Tuning defect and hollow size of metallic K_xCoF₃ for ultrastable potassium storage

Potassium-ion batteries (KIBs) hold great promise as an electrochemical energy storage system owing to the abundance of potassium resource in the earth's crust, close redox potential to lithium, and similar electrochemical behavior to lithium system. In this work, the defect and hollow size of the hollow porous K_xCoF₃ (KCF) open framework are tuned using a micro-emulsion method. The optimized metallic K_0.66CoF₃ (K_0.66CF) is used for the first time as an advanced anode material for KIBs, which exhibits a high capacity of 167 mAh g⁻¹ at a current density of 50 mA g⁻¹ over 200 cycles.
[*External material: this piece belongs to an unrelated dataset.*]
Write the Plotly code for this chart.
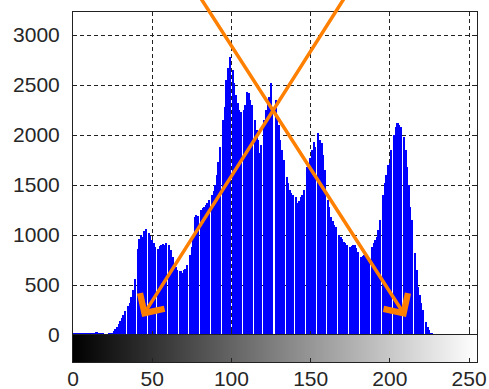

A high-rate performance with a capacity of 139 mAh g⁻¹ at 1000 mA g⁻¹ and an impressively ultra-long cycle life over 3000 cycles are achieved. Density functional theory (DFT) calculations show that the K defects together with the enlarged interlayer space in this open framework can boost the electronic and ionic diffusion, stabilize the crystal structure and accommodate more K ions during cycling. In addition, the unique hollow porous structure increases the contact area of K_0.66CF with electrolyte and provides shortened ion diffusion paths for K⁺. This work provides the basic understanding of tuning defects and hollow size for boosting electrochemical behavior in energy storage fields.